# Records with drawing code
---

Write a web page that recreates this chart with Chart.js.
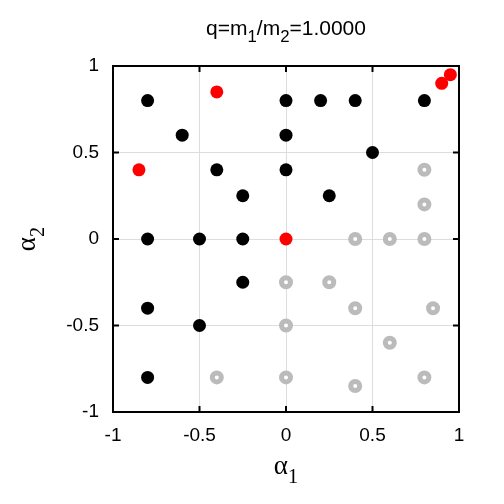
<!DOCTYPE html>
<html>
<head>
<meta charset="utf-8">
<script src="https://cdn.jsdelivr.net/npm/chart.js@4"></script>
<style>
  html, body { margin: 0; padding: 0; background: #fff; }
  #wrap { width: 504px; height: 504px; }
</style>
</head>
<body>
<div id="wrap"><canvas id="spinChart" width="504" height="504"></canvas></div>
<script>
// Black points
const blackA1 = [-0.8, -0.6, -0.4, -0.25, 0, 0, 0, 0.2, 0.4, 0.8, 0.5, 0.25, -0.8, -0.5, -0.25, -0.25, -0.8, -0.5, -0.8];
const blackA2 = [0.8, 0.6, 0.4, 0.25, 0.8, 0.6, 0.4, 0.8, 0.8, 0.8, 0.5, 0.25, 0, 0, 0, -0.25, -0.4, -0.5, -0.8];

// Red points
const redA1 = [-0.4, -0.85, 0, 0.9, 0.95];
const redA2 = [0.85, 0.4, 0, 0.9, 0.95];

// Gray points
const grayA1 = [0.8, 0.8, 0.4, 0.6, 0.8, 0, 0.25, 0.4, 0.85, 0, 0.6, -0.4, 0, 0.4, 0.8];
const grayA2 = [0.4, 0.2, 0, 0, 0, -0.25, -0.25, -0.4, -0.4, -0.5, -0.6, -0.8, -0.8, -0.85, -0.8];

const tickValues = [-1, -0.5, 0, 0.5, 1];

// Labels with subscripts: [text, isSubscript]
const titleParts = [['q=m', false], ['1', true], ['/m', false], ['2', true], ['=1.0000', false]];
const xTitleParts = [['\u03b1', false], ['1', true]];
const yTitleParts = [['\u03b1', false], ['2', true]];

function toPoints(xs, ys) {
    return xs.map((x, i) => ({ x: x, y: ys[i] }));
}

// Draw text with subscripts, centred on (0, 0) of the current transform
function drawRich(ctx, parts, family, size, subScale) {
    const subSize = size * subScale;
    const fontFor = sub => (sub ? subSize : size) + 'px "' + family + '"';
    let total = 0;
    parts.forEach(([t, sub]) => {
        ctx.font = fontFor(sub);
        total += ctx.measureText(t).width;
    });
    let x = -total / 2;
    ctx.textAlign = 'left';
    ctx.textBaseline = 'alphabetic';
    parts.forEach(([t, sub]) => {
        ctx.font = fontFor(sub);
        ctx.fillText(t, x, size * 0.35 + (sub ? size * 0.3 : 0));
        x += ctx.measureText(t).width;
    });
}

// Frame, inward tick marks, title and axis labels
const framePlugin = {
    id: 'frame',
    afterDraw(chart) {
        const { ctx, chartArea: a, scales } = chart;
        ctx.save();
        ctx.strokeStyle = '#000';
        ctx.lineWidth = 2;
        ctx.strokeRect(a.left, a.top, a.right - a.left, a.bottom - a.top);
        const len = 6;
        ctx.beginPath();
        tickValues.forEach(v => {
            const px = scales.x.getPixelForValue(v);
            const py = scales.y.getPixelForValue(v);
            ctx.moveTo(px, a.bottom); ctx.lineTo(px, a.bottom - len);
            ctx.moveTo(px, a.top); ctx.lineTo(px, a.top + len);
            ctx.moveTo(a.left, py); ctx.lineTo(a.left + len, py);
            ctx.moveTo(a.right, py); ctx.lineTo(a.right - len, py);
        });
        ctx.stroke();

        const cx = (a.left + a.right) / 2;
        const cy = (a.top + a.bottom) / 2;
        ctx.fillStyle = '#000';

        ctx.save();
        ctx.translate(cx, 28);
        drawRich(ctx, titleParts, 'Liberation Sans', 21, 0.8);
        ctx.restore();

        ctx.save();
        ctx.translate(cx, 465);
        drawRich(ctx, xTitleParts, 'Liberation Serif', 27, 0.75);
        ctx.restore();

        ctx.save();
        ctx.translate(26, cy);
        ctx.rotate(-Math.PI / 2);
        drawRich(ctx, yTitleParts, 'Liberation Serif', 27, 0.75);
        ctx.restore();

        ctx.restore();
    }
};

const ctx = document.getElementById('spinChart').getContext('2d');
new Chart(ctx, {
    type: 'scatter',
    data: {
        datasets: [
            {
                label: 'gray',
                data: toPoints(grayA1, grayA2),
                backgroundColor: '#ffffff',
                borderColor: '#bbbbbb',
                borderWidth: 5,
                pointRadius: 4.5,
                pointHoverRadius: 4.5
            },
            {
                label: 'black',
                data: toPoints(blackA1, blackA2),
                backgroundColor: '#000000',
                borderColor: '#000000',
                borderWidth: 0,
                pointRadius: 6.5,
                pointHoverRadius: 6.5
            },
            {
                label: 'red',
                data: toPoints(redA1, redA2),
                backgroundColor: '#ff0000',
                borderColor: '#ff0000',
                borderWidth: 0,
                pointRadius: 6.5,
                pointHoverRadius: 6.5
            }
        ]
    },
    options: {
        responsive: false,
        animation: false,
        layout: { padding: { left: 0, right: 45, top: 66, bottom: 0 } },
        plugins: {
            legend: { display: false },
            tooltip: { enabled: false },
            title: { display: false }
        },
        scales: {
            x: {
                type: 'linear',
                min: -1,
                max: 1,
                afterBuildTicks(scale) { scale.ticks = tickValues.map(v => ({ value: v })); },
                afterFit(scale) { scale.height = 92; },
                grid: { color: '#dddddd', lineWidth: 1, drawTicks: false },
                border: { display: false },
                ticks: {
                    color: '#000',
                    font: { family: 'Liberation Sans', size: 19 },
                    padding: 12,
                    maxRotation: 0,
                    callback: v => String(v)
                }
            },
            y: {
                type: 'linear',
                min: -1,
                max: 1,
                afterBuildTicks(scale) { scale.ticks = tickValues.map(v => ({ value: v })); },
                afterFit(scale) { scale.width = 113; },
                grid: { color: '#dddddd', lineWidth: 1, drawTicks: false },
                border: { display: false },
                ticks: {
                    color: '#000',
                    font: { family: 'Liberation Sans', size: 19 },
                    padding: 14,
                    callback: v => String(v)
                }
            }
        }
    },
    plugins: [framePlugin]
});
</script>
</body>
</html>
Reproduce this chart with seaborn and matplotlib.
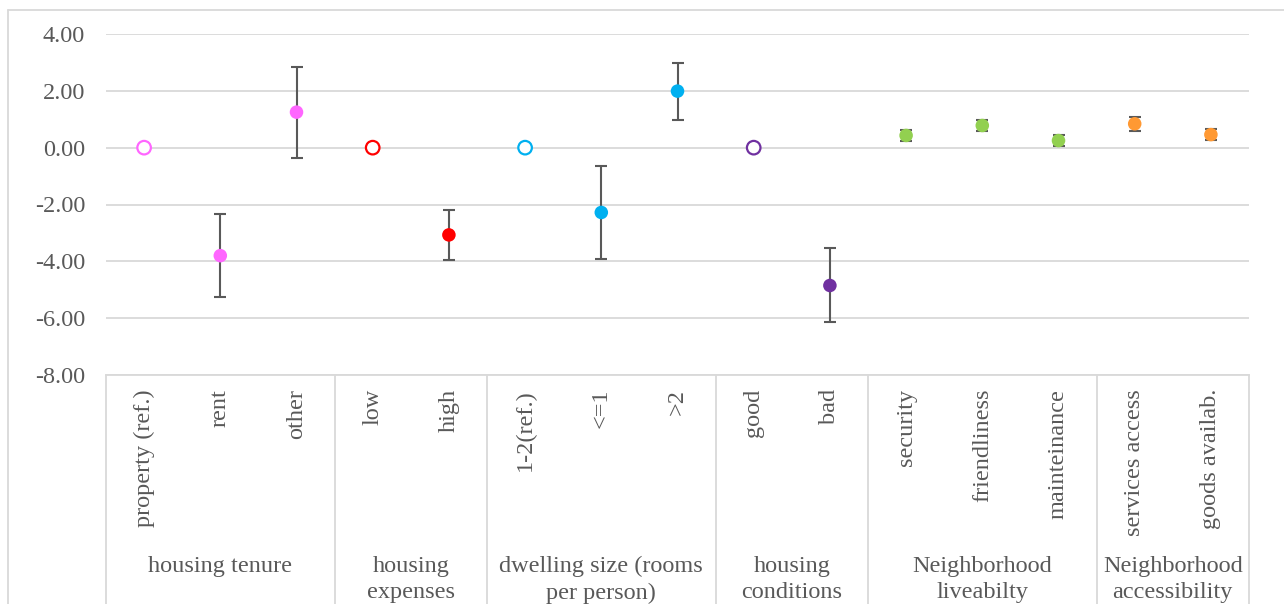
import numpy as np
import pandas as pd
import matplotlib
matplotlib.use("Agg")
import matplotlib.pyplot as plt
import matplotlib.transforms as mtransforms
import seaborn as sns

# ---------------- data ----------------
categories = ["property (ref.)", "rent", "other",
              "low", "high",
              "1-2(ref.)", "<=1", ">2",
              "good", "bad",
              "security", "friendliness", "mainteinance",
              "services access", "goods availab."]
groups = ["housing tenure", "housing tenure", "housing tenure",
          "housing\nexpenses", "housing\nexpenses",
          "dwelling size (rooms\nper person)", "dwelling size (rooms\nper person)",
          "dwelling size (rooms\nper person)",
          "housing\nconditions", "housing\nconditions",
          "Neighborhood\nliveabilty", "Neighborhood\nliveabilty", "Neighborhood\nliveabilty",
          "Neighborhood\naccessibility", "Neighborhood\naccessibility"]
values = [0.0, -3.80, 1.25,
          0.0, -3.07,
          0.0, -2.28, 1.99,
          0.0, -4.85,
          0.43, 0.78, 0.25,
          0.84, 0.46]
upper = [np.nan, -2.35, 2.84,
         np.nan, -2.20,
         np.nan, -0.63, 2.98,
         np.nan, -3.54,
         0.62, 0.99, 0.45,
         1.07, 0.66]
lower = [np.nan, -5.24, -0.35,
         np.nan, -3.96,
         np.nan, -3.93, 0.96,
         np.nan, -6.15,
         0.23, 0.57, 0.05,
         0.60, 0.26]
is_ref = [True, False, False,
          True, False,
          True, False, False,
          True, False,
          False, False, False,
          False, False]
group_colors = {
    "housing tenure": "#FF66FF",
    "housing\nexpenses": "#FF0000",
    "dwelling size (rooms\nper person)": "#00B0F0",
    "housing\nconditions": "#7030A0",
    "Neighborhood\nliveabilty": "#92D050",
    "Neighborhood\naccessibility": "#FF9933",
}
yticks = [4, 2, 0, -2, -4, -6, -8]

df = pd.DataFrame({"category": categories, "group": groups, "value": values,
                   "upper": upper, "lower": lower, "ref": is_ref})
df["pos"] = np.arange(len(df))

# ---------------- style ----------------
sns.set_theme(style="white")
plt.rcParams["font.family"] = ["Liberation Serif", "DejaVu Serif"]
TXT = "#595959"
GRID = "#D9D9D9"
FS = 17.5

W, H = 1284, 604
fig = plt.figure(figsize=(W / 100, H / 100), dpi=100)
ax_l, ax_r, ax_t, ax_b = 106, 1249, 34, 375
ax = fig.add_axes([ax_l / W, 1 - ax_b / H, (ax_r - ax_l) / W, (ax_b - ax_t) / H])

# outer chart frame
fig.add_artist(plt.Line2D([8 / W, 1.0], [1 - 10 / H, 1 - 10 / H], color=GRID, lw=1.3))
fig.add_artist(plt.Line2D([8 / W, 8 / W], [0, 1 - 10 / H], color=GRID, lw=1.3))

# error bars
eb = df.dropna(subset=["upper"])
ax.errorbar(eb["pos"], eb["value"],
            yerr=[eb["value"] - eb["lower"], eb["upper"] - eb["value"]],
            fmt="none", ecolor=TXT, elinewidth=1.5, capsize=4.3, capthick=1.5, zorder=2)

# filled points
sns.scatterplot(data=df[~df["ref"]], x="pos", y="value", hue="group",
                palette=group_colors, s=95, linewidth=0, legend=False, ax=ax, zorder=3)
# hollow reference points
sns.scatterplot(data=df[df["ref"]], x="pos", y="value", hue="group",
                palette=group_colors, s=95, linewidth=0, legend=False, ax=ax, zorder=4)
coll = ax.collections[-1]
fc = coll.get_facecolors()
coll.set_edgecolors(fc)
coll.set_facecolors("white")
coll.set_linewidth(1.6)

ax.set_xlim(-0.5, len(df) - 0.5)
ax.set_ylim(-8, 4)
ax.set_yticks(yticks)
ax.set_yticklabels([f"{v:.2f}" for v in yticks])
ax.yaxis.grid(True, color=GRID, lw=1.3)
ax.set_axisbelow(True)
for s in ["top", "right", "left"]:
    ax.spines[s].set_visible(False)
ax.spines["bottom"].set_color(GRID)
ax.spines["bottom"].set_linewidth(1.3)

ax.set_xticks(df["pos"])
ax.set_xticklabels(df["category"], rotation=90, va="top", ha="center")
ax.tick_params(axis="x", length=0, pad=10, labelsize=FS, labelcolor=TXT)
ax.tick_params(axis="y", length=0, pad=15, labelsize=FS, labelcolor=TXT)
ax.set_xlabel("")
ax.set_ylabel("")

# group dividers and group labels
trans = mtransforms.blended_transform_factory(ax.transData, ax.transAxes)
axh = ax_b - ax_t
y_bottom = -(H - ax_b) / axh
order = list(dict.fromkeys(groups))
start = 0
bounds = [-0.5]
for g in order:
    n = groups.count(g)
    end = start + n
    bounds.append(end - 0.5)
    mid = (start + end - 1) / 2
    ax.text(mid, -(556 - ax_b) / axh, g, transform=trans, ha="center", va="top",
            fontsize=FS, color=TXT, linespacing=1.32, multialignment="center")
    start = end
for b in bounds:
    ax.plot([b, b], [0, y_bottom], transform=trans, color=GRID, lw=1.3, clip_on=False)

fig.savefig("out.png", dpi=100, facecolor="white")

---

# What is expected
Starting at the line that contains "Reproduce this chart" and stopping after the line that contains "import seaborn as sns", copy every line exactly. Leave any pictures behind.

# Completed task
Reproduce this chart with seaborn and matplotlib.
import numpy as np
import pandas as pd
import matplotlib
matplotlib.use("Agg")
import matplotlib.pyplot as plt
import matplotlib.transforms as mtransforms
import seaborn as sns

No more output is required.